──────── INFORMATION SHOWN

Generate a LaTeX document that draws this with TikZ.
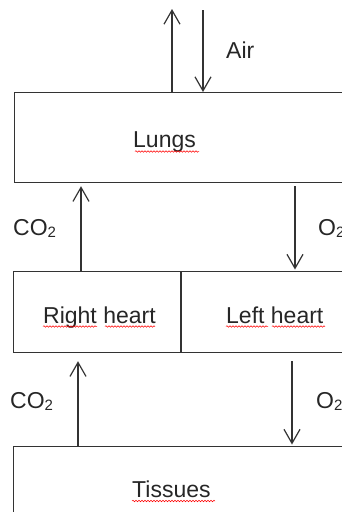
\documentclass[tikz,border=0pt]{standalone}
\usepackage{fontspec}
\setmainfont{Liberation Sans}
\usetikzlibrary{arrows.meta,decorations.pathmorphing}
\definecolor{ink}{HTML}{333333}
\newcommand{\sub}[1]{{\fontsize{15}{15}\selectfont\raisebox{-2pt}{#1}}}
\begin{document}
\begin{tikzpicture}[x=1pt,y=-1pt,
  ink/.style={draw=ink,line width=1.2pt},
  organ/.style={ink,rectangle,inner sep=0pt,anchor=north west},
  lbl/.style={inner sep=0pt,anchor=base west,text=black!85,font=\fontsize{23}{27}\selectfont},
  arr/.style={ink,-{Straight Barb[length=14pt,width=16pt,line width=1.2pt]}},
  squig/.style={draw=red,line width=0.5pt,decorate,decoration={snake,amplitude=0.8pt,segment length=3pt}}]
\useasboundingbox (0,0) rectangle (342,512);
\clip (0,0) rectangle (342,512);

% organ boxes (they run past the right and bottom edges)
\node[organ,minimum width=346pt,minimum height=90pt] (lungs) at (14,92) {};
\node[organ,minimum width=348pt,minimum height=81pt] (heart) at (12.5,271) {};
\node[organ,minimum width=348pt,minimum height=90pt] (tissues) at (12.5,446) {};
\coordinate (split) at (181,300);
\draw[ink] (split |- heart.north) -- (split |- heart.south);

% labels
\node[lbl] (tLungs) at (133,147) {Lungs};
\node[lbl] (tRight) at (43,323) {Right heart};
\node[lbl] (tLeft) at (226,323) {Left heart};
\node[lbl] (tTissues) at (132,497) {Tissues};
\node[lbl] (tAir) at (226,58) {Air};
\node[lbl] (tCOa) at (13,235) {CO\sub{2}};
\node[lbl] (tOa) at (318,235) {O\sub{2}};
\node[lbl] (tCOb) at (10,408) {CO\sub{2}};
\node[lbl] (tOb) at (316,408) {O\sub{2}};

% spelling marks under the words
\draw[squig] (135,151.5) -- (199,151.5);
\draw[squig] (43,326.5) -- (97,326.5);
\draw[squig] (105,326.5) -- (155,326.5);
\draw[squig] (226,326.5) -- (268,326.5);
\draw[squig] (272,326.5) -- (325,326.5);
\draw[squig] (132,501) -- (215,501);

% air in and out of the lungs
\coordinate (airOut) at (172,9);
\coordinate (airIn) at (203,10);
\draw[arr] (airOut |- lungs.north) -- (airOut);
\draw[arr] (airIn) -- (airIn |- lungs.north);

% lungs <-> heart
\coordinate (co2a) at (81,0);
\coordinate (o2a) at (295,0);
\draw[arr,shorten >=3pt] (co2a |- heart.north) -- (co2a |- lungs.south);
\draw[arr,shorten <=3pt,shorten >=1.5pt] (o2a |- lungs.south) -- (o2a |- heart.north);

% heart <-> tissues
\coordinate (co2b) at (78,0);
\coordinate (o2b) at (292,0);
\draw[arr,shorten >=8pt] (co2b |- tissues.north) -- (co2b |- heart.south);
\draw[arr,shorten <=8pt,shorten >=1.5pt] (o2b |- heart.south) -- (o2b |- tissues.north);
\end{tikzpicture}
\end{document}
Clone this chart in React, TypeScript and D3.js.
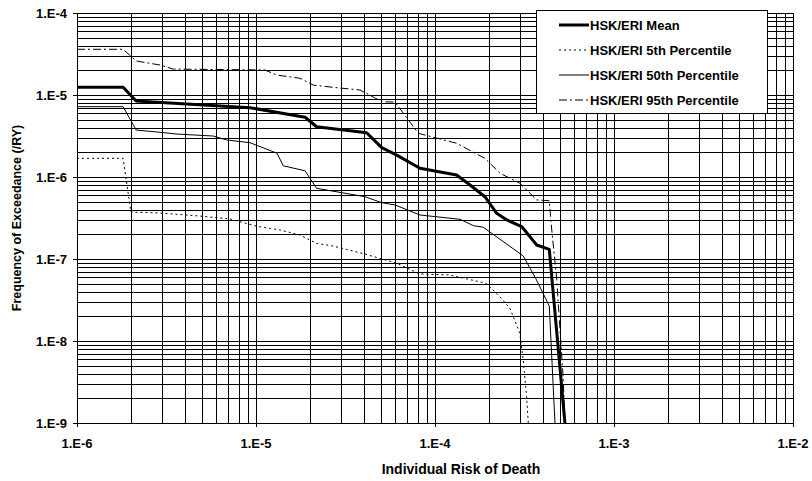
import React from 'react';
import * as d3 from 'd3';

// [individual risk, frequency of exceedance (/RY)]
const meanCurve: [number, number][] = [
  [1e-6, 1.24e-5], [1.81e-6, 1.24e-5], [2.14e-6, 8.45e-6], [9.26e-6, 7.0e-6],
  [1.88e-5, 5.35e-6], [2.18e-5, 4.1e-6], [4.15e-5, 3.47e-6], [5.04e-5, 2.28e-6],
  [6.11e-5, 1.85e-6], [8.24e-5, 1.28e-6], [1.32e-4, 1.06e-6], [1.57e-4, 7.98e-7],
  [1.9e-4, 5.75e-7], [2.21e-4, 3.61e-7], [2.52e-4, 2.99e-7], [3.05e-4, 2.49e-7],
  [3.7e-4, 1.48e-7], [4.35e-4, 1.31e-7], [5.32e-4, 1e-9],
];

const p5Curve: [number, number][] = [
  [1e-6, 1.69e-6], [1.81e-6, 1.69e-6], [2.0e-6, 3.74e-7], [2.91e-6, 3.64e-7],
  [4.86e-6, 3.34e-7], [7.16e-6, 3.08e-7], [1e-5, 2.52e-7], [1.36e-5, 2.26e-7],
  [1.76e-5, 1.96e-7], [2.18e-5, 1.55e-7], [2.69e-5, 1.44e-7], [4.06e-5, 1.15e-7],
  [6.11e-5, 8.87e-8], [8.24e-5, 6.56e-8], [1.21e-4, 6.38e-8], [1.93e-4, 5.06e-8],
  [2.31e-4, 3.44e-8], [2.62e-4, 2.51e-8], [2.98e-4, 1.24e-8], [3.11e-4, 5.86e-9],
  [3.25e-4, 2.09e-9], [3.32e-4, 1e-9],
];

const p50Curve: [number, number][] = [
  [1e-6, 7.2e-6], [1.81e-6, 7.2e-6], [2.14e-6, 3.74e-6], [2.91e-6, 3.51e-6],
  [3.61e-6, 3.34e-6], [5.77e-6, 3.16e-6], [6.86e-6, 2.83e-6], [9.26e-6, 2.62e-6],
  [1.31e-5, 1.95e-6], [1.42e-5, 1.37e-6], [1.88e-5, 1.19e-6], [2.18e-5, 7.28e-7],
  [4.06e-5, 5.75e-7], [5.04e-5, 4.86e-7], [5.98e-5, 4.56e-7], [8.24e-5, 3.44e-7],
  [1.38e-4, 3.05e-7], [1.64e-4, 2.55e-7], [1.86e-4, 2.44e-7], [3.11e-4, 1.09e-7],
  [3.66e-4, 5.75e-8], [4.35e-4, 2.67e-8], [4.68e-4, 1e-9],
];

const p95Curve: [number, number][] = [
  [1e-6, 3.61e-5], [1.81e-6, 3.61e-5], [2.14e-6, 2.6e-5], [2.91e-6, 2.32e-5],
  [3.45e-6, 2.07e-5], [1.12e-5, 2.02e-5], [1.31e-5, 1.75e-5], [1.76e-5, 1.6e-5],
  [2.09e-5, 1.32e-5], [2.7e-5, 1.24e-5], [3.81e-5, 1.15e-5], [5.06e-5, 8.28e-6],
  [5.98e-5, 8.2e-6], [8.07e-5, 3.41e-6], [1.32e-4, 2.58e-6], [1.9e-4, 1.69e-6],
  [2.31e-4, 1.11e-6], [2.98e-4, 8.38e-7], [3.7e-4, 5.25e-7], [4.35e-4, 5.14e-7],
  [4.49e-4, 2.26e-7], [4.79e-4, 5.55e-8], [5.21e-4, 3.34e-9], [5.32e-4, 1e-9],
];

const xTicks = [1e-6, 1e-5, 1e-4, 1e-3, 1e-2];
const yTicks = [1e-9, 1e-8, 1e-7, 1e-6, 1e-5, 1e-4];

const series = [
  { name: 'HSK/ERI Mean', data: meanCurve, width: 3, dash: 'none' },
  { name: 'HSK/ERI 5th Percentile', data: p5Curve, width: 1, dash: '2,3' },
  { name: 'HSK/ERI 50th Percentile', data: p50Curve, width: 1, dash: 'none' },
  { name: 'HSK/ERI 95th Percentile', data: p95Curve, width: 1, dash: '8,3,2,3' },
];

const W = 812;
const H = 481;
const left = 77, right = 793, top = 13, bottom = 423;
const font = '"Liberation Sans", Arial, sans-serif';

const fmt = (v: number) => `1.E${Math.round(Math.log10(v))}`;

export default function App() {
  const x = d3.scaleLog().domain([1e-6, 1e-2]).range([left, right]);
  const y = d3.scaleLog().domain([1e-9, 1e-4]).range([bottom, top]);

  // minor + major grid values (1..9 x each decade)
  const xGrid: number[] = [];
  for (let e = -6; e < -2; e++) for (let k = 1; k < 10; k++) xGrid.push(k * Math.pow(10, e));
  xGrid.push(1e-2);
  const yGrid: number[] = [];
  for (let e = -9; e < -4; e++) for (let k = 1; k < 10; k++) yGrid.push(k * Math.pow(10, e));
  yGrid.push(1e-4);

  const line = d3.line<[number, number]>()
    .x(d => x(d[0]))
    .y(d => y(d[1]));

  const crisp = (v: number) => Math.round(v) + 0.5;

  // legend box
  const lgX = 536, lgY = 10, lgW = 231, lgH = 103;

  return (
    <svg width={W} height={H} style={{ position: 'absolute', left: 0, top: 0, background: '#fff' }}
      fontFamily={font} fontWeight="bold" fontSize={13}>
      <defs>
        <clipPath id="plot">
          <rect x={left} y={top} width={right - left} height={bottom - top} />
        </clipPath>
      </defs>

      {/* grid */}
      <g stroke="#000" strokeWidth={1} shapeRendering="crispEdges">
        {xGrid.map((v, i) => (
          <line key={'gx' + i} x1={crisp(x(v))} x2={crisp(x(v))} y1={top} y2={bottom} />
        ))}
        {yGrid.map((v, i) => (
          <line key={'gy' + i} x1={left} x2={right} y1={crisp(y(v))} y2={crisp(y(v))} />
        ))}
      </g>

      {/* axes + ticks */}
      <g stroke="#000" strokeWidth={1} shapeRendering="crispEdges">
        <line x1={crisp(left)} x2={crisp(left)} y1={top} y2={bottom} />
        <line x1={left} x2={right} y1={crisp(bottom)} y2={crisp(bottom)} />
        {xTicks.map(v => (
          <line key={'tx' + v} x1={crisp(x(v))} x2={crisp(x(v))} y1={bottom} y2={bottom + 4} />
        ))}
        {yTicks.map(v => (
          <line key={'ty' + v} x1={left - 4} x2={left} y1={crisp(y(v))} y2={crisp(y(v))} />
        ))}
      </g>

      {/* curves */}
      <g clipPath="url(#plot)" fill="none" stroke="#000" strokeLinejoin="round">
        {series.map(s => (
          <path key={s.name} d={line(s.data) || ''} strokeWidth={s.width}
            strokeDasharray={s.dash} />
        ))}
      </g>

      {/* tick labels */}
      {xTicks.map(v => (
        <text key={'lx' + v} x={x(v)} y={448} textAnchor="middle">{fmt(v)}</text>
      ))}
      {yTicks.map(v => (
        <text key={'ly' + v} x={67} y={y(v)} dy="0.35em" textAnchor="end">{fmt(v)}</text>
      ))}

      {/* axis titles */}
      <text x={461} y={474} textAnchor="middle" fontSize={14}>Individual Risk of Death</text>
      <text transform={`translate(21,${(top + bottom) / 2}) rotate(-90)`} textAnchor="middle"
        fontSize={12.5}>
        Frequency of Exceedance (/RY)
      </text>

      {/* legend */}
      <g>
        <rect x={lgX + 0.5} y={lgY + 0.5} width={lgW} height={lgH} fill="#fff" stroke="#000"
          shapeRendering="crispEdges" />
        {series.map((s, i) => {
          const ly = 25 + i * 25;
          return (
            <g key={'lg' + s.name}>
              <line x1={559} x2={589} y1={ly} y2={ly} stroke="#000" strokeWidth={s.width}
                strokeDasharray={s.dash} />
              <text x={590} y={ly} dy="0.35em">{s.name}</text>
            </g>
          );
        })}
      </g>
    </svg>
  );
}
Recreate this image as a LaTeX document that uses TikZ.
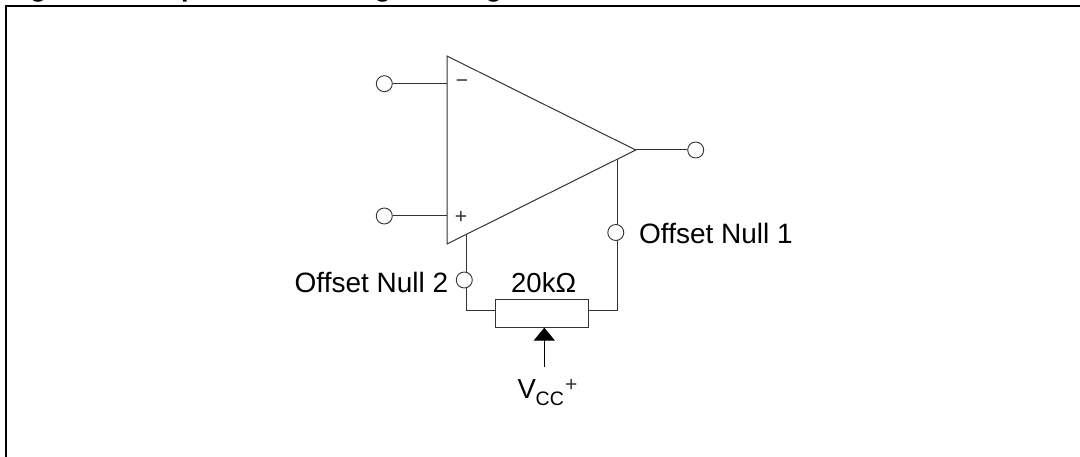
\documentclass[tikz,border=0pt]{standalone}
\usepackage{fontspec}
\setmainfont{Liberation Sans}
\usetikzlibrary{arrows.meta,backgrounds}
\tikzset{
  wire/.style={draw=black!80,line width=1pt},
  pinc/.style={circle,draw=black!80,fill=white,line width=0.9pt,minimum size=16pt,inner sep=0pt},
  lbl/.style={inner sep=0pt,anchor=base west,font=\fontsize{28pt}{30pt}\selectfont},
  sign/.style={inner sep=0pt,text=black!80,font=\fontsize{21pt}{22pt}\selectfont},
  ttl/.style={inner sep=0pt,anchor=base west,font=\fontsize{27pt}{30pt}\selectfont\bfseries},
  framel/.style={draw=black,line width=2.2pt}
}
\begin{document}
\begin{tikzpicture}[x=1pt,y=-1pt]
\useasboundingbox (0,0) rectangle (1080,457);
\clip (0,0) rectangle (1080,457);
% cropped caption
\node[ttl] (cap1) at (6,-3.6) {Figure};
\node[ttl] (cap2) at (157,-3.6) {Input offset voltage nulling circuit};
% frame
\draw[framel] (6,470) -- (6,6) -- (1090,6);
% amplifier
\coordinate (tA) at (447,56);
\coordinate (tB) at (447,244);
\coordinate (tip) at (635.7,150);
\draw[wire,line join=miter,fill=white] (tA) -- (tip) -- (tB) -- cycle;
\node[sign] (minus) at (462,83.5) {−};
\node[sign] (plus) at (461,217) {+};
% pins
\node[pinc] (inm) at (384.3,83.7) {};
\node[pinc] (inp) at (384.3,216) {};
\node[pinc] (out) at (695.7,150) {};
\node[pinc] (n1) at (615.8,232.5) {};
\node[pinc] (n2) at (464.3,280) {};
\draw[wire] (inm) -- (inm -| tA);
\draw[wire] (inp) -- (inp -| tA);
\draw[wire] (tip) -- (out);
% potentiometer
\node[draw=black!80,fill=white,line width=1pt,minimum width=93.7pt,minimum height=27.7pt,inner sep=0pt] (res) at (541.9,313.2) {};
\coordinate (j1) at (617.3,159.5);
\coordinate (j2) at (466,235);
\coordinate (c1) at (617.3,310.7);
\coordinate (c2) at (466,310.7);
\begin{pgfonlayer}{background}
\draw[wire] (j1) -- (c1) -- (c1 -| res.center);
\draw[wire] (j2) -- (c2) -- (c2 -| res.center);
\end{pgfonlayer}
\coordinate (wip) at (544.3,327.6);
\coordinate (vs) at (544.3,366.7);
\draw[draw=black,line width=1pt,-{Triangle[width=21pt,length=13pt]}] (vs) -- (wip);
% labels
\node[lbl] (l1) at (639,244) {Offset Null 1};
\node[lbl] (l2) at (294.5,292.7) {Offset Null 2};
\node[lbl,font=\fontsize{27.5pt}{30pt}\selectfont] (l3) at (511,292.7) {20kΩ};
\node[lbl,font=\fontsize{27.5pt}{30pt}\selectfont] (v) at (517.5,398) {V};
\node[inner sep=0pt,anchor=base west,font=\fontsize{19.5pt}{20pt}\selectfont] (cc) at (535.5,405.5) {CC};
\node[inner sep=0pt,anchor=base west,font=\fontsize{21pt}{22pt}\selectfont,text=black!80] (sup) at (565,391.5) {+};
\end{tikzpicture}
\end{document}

────────────────

:: DIRECTIONS ::
Everything from the first line of the records through the line containing "(split |- heart.south);" should be reproduced exactly, apart from the pictures.

:: PROBLEM SOLUTION ::
Generate a LaTeX document that draws this with TikZ.
\documentclass[tikz,border=0pt]{standalone}
\usepackage{fontspec}
\setmainfont{Liberation Sans}
\usetikzlibrary{arrows.meta,decorations.pathmorphing}
\definecolor{ink}{HTML}{333333}
\newcommand{\sub}[1]{{\fontsize{15}{15}\selectfont\raisebox{-2pt}{#1}}}
\begin{document}
\begin{tikzpicture}[x=1pt,y=-1pt,
  ink/.style={draw=ink,line width=1.2pt},
  organ/.style={ink,rectangle,inner sep=0pt,anchor=north west},
  lbl/.style={inner sep=0pt,anchor=base west,text=black!85,font=\fontsize{23}{27}\selectfont},
  arr/.style={ink,-{Straight Barb[length=14pt,width=16pt,line width=1.2pt]}},
  squig/.style={draw=red,line width=0.5pt,decorate,decoration={snake,amplitude=0.8pt,segment length=3pt}}]
\useasboundingbox (0,0) rectangle (342,512);
\clip (0,0) rectangle (342,512);

% organ boxes (they run past the right and bottom edges)
\node[organ,minimum width=346pt,minimum height=90pt] (lungs) at (14,92) {};
\node[organ,minimum width=348pt,minimum height=81pt] (heart) at (12.5,271) {};
\node[organ,minimum width=348pt,minimum height=90pt] (tissues) at (12.5,446) {};
\coordinate (split) at (181,300);
\draw[ink] (split |- heart.north) -- (split |- heart.south);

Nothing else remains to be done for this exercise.